#### [DATA EXTRACT]
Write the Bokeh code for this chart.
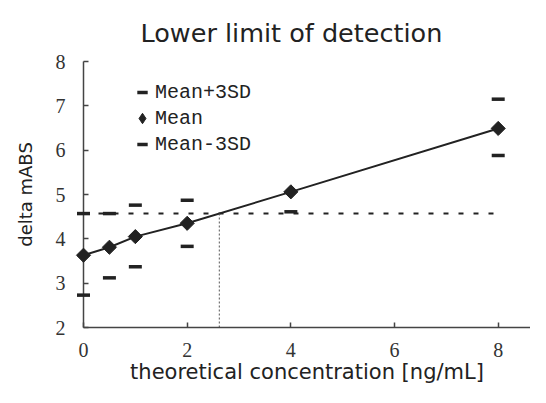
import numpy as np
from bokeh.plotting import figure
from bokeh.models import Range1d, FixedTicker, Legend, LegendItem
from bokeh.embed import file_html
from bokeh.resources import INLINE

# ---- data ----
conc = [0, 0.5, 1, 2, 4, 8]
mean_abs = [3.63, 3.81, 4.05, 4.35, 5.06, 6.49]
upper_abs = [4.57, 4.57, 4.76, 4.87, float("nan"), 7.15]
lower_abs = [2.73, 3.12, 3.37, 3.83, 4.61, 5.88]
x_ticks = [0, 2, 4, 6, 8]
y_ticks = [2, 3, 4, 5, 6, 7, 8]
series_labels = ["Mean+3SD", "Mean", "Mean-3SD"]
title_text = "Lower limit of detection"

# cutoff = blank mean + 3SD; LLOD where the mean line crosses it
cutoff = upper_abs[0]
m = np.array(mean_abs)
c = np.array(conc)
i = int(np.argmax(m > cutoff))
x_llod = c[i - 1] + (cutoff - m[i - 1]) * (c[i] - c[i - 1]) / (m[i] - m[i - 1])

INK = "#222222"

p = figure(width=530, height=387, output_backend="svg", toolbar_location=None,
           x_range=Range1d(0, 8.623), y_range=Range1d(y_ticks[0], y_ticks[-1]),
           min_border_left=83, min_border_right=0, min_border_top=61,
           min_border_bottom=60)
p.outline_line_color = None
p.xgrid.visible = False
p.ygrid.visible = False

p.title.text = title_text
p.title.align = "left"
p.title.text_font = "DejaVu Sans"
p.title.text_font_size = "25.5px"
p.title.text_font_style = "normal"
p.title.text_color = INK
p.title.offset = 57
p.title.standoff = 28

for ax in (p.xaxis[0], p.yaxis[0]):
    ax.major_tick_in = 5
    ax.major_tick_out = 0
    ax.minor_tick_line_color = None
    ax.axis_line_color = "#444444"
    ax.axis_line_width = 1.5
    ax.major_tick_line_color = "#444444"
    ax.major_tick_line_width = 1.5
    ax.major_label_text_font = "Liberation Serif"
    ax.major_label_text_font_size = "20px"
    ax.major_label_text_color = "#333333"
    ax.axis_label_text_font = "DejaVu Sans"
    ax.axis_label_text_font_style = "normal"
    ax.axis_label_text_color = INK

p.xaxis.ticker = FixedTicker(ticks=x_ticks)
p.yaxis.ticker = FixedTicker(ticks=y_ticks)
p.xaxis.axis_label = "theoretical concentration [ng/mL]"
p.xaxis.axis_label_text_font_size = "21px"
p.xaxis.major_label_standoff = 15
p.xaxis.axis_label_standoff = 0
p.yaxis.axis_label = "delta mABS"
p.yaxis.axis_label_text_font_size = "18px"
p.yaxis.major_label_standoff = 18
p.yaxis.axis_label_standoff = 17

# mean line
p.line(conc, mean_abs, line_color=INK, line_width=2)
# cutoff (dashed) line across the data range
p.line([conc[0], conc[-1]], [cutoff, cutoff], line_color=INK, line_width=2,
       line_dash="5 10")
# vertical dotted line at the LLOD
p.segment(x0=[x_llod], y0=[y_ticks[0]], x1=[x_llod], y1=[cutoff],
          line_color="#555555", line_width=1, line_dash="2 2")

# diamond key for the legend (hidden under the plotted means)
r_mean_key = p.scatter(conc, mean_abs, marker="diamond", size=10,
                       fill_color=INK, line_color=INK)
r_up = p.scatter(conc, upper_abs, marker="dash", size=13, line_width=3.5,
                 line_color=INK, level="overlay")
r_mean = p.scatter(conc, mean_abs, marker="square", angle=np.pi / 4, size=10,
                   fill_color=INK, line_color=INK, level="overlay")
r_low = p.scatter(conc, lower_abs, marker="dash", size=13, line_width=3.5,
                  line_color=INK, level="overlay")

legend = Legend(items=[LegendItem(label=series_labels[0], renderers=[r_up]),
                       LegendItem(label=series_labels[1], renderers=[r_mean_key]),
                       LegendItem(label=series_labels[2], renderers=[r_low])],
                location=(46, 170), padding=0, spacing=0,
                glyph_width=26, glyph_height=26, label_height=26,
                label_standoff=0, border_line_color=None,
                background_fill_alpha=0,
                label_text_font="Liberation Mono", label_text_font_size="20px",
                label_text_color=INK, label_text_baseline="middle")
p.add_layout(legend)

open("out.html", "w").write(file_html(p, INLINE))
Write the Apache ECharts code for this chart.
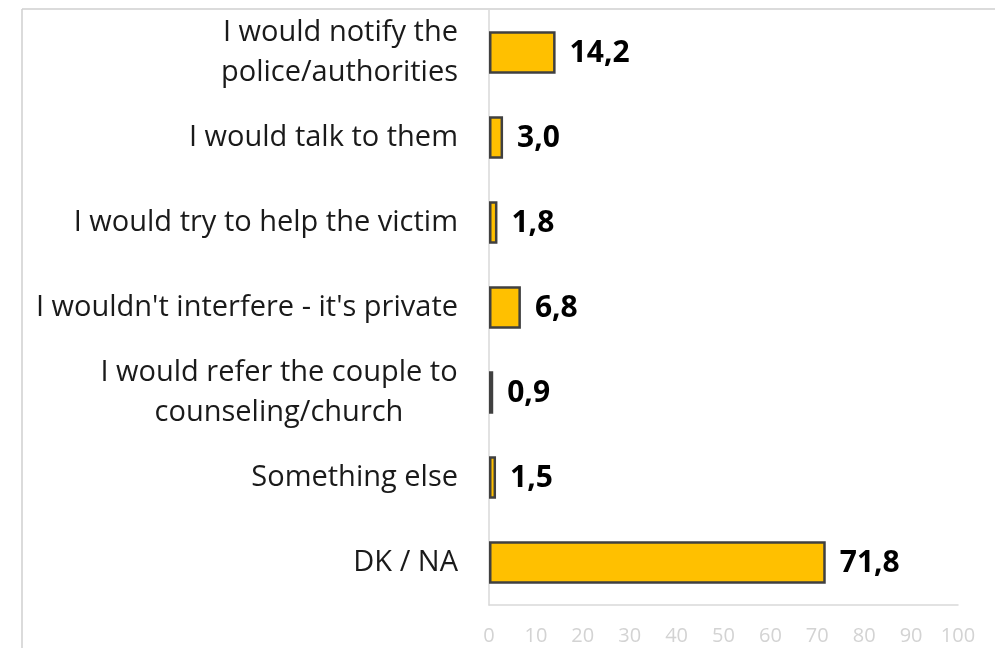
<!DOCTYPE html>
<html><head><meta charset="utf-8">
<script src="https://cdn.jsdelivr.net/npm/echarts@6/dist/echarts.min.js"></script>
<style>html,body{margin:0;padding:0;background:#fff}#c{width:995px;height:648px;position:relative}</style>
</head><body><div id="c"></div>
<script>
const categories = [
  "I would notify the\npolice/authorities",
  "I would talk to them",
  "I would try to help the victim",
  "I wouldn't interfere - it's private",
  "I would refer the couple to\ncounseling/church",
  "Something else",
  "DK / NA"
];
const values = [14.2, 3.0, 1.8, 6.8, 0.9, 1.5, 71.8];
const tickLabels = [0,10,20,30,40,50,60,70,80,90,100];

const chart = echarts.init(document.getElementById('c'), null, {renderer:'canvas'});
chart.setOption({
  animation:false,
  graphic:[
    {type:'line', shape:{x1:22,y1:9,x2:995,y2:9}, style:{stroke:'#cfcfcf',lineWidth:1.5}},
    {type:'line', shape:{x1:22,y1:9,x2:22,y2:648}, style:{stroke:'#cfcfcf',lineWidth:1.5}}
  ],
  grid:{left:489,right:37,top:10,bottom:43,containLabel:false},
  xAxis:{type:'value',min:0,max:100,interval:10,
    axisLine:{show:true,lineStyle:{color:'#d9d9d9',width:1.5}},
    axisTick:{show:false},splitLine:{show:false},
    axisLabel:{margin:21,color:'#d3d3d3',fontFamily:'Open Sans',fontSize:20,
      formatter:v=>tickLabels.includes(v)?String(v):''}},
  yAxis:{type:'category',inverse:true,data:categories,
    axisLine:{show:true,lineStyle:{color:'#d9d9d9',width:1.5}},
    axisTick:{show:false},
    axisLabel:{margin:31,color:'#1a1a1a',fontFamily:'Open Sans',fontSize:29,lineHeight:40,align:'right',
      formatter:v=>v.indexOf('counseling')>=0 ? v.split('\n').map(s=>'{c|'+s+'}').join('\n') : v,
      rich:{c:{width:358,align:'center',fontFamily:'Open Sans',fontSize:29,lineHeight:40,color:'#1a1a1a'}}}},
  series:[{type:'bar',data:values,barCategoryGap:'50%',
    itemStyle:{color:'#FFC000',borderColor:'#404040',borderWidth:2.5},
    label:{show:true,position:'right',distance:14,color:'#000',fontFamily:'Open Sans',fontWeight:'bold',fontSize:30,
      offset:[0,1],
      formatter:p=>p.value.toFixed(1).replace('.',',')}}]
});
</script></body></html>
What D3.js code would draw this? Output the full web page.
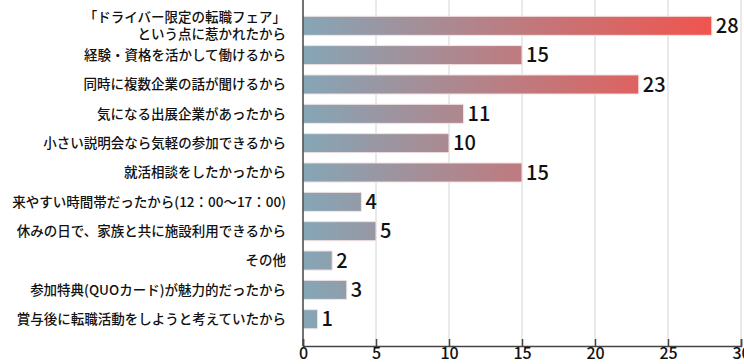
<!DOCTYPE html>
<html>
<head>
<meta charset="utf-8">
<script src="https://cdn.jsdelivr.net/npm/d3@7"></script>
<style>
  body { margin: 0; background: white; }
  text { font-family: "Noto Sans CJK JP", "Noto Sans", sans-serif; }
</style>
</head>
<body>
<svg id="mainSvg" width="744" height="364"></svg>
<script>
// 回答項目（2行ラベルは配列で）
var categories = [
    ["「ドライバー限定の転職フェア」", "という点に惹かれたから"],
    ["経験・資格を活かして働けるから"],
    ["同時に複数企業の話が聞けるから"],
    ["気になる出展企業があったから"],
    ["小さい説明会なら気軽の参加できるから"],
    ["就活相談をしたかったから"],
    ["来やすい時間帯だったから(12：00〜17：00)"],
    ["休みの日で、家族と共に施設利用できるから"],
    ["その他"],
    ["参加特典(QUOカード)が魅力的だったから"],
    ["賞与後に転職活動をしようと考えていたから"]
];
var values = [28, 15, 23, 11, 10, 15, 4, 5, 2, 3, 1];
var xTicks = [0, 5, 10, 15, 20, 25, 30];

var colorLeft = "#85a6b6";
var colorRight = "#f1544e";
var gridColor = "#d4d4d4";
var axisColor = "#444";

function draw()
{
    const svg = d3.select("#mainSvg");
    const margin = {top: 0, left: 303, right: 3, bottom: 18};
    const width = +svg.attr("width"), height = +svg.attr("height");
    const innerWidth = width - margin.left - margin.right;
    const innerHeight = height - margin.top - margin.bottom;

    const g = svg.append("g").attr("transform", `translate(${margin.left}, ${margin.top})`);

    const xScale = d3.scaleLinear().domain([0, 30]).range([0, innerWidth]);
    const idx = d3.range(values.length);
    const yScale = d3.scaleBand().domain(idx).range([6, 339]).padding(0.35);

    // gradient across axis
    const grad = svg.append("defs").append("linearGradient")
        .attr("id", "barGrad")
        .attr("gradientUnits", "userSpaceOnUse")
        .attr("x1", xScale(0)).attr("x2", xScale(28))
        .attr("y1", 0).attr("y2", 0);
    grad.append("stop").attr("offset", "0%").attr("stop-color", colorLeft);
    grad.append("stop").attr("offset", "100%").attr("stop-color", colorRight);

    // grid
    g.selectAll(".grid").data(xTicks.slice(1)).join("line")
        .attr("class", "grid")
        .attr("x1", d => xScale(d)).attr("x2", d => xScale(d))
        .attr("y1", 0).attr("y2", innerHeight)
        .attr("stroke", gridColor).attr("stroke-width", 1);

    // bars
    g.selectAll("rect").data(idx).join("rect")
        .attr("x", xScale(0))
        .attr("y", d => yScale(d))
        .attr("width", d => xScale(values[d]) - xScale(0))
        .attr("height", yScale.bandwidth())
        .attr("fill", "url(#barGrad)")
        .attr("stroke", "#f4e4e4")
        .attr("stroke-width", 1);

    // value labels
    g.selectAll(".val").data(idx).join("text")
        .attr("class", "val")
        .attr("x", d => xScale(values[d]) + 4)
        .attr("y", d => yScale(d) + yScale.bandwidth() / 2)
        .attr("dy", "0.36em")
        .attr("font-family", "'Noto Sans', sans-serif")
        .attr("font-weight", 500)
        .attr("font-size", "20px")
        .attr("fill", "#111")
        .text(d => values[d]);

    // category labels
    const labels = g.selectAll(".cat").data(idx).join("text")
        .attr("class", "cat")
        .attr("text-anchor", "end")
        .attr("font-size", "13.5px")
        .attr("font-weight", 500)
        .attr("fill", "#111")
        .attr("x", -17)
        .attr("y", d => yScale(d) + yScale.bandwidth() / 2);
    labels.each(function(d) {
        const lines = categories[d];
        const t = d3.select(this);
        lines.forEach((s, i) => {
            t.append("tspan")
                .attr("x", -17)
                .attr("dy", i === 0 ? `${0.36 - (lines.length - 1) * 0.64}em` : "1.25em")
                .text(s);
        });
    });

    // x axis
    const xAxis = d3.axisBottom(xScale).tickValues(xTicks).tickSize(-7).tickPadding(3);
    const xAxisGroup = g.append("g").attr("transform", `translate(0, ${innerHeight})`).call(xAxis);
    xAxisGroup.select(".domain").attr("stroke", axisColor).attr("stroke-width", 1.5);
    xAxisGroup.selectAll(".tick line").attr("stroke", axisColor).attr("stroke-width", 1.5);
    xAxisGroup.selectAll(".tick text")
        .attr("font-family", "'Noto Sans', sans-serif")
        .attr("font-size", "16px")
        .attr("font-weight", 500)
        .attr("fill", "#111")
        .attr("dy", "0.6em");

    // y axis line
    g.append("line")
        .attr("x1", 0).attr("x2", 0)
        .attr("y1", 0).attr("y2", innerHeight)
        .attr("stroke", axisColor).attr("stroke-width", 1.5);
}

window.addEventListener("load", draw);
</script>
</body>
</html>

#### [PROBLEM TO SOLVE]
Print the data above verbatim from the first line through the line holding "p.title.standoff = 28", leaving every picture out.

#### [WRITTEN ANSWER]
Write the Bokeh code for this chart.
import numpy as np
from bokeh.plotting import figure
from bokeh.models import Range1d, FixedTicker, Legend, LegendItem
from bokeh.embed import file_html
from bokeh.resources import INLINE

# ---- data ----
conc = [0, 0.5, 1, 2, 4, 8]
mean_abs = [3.63, 3.81, 4.05, 4.35, 5.06, 6.49]
upper_abs = [4.57, 4.57, 4.76, 4.87, float("nan"), 7.15]
lower_abs = [2.73, 3.12, 3.37, 3.83, 4.61, 5.88]
x_ticks = [0, 2, 4, 6, 8]
y_ticks = [2, 3, 4, 5, 6, 7, 8]
series_labels = ["Mean+3SD", "Mean", "Mean-3SD"]
title_text = "Lower limit of detection"

# cutoff = blank mean + 3SD; LLOD where the mean line crosses it
cutoff = upper_abs[0]
m = np.array(mean_abs)
c = np.array(conc)
i = int(np.argmax(m > cutoff))
x_llod = c[i - 1] + (cutoff - m[i - 1]) * (c[i] - c[i - 1]) / (m[i] - m[i - 1])

INK = "#222222"

p = figure(width=530, height=387, output_backend="svg", toolbar_location=None,
           x_range=Range1d(0, 8.623), y_range=Range1d(y_ticks[0], y_ticks[-1]),
           min_border_left=83, min_border_right=0, min_border_top=61,
           min_border_bottom=60)
p.outline_line_color = None
p.xgrid.visible = False
p.ygrid.visible = False

p.title.text = title_text
p.title.align = "left"
p.title.text_font = "DejaVu Sans"
p.title.text_font_size = "25.5px"
p.title.text_font_style = "normal"
p.title.text_color = INK
p.title.offset = 57
p.title.standoff = 28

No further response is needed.